Commenti - Messi, l'eroe "vulnerabile" che ha riscritto la storia

Da Maradona a Messi, a distanza di 36 anni, l’Argentina risale sul tetto del mondo. Il campione nato fragile, curato dal Barcellona per i problemi di nanismo, diventato prima uomo e poi fuoriclasse, caduto e risollevatosi molte volte. Il Mondiale è stato il paradigma della sua vicenda sportiva: bruciante sconfitta con l’Arabia Saudita all’esordio, tensione e critiche, la rinascita e infine il trionfo. La finale non è stata da meno: dalla partenza super alla drammatica rimonta subita, dalla tensione di un interminabile testa a testa alla gioia della vittoria. Una vita e una carriera vissuti sulle montagne russe, sotto le costanti luci dei riflettori come mai nessun calciatore prima di lui. Genio capace di infrangere qualsiasi record, di irradiare la scena internazionale con magie in serie da quasi 20 anni, di completare l’accoppiata Coppa América-Mondiale mai riuscita a Pelé e Maradona. Questa Argentina è forse, con la Germania Ovest del ‘54, la nazionale meno forte ad aver vinto un campionato del mondo. E se è riuscita a tagliare un simile traguardo il merito è stato soprattutto di Messi.
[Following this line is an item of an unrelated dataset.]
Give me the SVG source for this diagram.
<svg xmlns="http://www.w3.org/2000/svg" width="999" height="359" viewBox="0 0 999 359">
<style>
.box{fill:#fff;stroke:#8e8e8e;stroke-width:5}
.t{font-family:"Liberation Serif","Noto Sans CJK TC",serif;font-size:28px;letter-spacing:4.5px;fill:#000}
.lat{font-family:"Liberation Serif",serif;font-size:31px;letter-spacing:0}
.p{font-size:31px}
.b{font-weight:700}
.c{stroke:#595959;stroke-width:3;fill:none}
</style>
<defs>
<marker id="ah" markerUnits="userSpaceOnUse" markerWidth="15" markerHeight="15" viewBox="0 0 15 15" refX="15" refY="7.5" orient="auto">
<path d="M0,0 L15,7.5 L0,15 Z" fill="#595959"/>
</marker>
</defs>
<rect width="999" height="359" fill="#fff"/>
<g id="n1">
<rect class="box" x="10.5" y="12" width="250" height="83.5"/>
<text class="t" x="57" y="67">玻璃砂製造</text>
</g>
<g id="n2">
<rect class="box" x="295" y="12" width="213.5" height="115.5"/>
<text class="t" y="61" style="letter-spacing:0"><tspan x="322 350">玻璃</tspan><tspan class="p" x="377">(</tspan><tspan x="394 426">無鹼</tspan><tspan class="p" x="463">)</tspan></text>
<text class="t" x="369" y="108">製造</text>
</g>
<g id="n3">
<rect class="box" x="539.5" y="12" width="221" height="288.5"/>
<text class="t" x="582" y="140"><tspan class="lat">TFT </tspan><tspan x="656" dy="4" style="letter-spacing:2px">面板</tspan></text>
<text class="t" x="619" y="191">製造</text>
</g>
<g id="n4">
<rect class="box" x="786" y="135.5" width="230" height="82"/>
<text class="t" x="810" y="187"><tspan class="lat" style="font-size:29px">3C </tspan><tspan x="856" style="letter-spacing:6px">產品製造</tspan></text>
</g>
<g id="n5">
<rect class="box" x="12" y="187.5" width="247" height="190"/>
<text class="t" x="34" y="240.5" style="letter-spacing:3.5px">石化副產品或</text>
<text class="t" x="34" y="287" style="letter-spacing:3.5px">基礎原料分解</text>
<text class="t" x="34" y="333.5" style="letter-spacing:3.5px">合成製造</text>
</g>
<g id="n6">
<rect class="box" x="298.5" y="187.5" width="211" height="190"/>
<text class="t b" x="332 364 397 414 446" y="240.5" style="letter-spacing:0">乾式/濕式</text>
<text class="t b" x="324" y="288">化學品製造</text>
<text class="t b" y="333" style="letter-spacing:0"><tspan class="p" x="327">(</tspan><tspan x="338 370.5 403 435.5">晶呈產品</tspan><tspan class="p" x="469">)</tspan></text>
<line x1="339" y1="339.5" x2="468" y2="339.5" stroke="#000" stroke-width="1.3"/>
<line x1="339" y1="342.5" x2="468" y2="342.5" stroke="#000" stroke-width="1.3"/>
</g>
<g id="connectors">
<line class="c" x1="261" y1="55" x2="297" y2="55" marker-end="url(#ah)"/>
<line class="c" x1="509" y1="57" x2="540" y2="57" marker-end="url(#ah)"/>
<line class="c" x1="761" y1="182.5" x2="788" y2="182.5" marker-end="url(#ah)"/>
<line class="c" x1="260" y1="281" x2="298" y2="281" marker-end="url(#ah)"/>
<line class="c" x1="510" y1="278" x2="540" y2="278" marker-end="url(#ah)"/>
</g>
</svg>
Che a 35 anni ha disputato una competizione e una finale spaventose per qualità tecniche e impatto delle giocate. Pelé non l’ho vissuto e Maradona l’ho solo sfiorato. Li ho rivisti, a lungo, grazie alle infinite risorse messe a disposizione dalla moderna tecnologia. E anche se il cervello da studioso mi continua forse a suggerire che Pelé resta il fuoriclasse per eccellenza, la perfezione dello stile e dei contenuti, il mio cuore da appassionato da domenica sera mi spinge a elevare sopra tutti Messi. Sia perché la sua storia di eroe “vulnerabile” che cade e si rialza più forte è maggiormente affascinante. Sia perché - ammesso che abbiano senso i paragoni - ognuno si affeziona di più alle icone della propria generazione. E nessun altro campione ha segnato la mia vita calcistica come Leo Messi.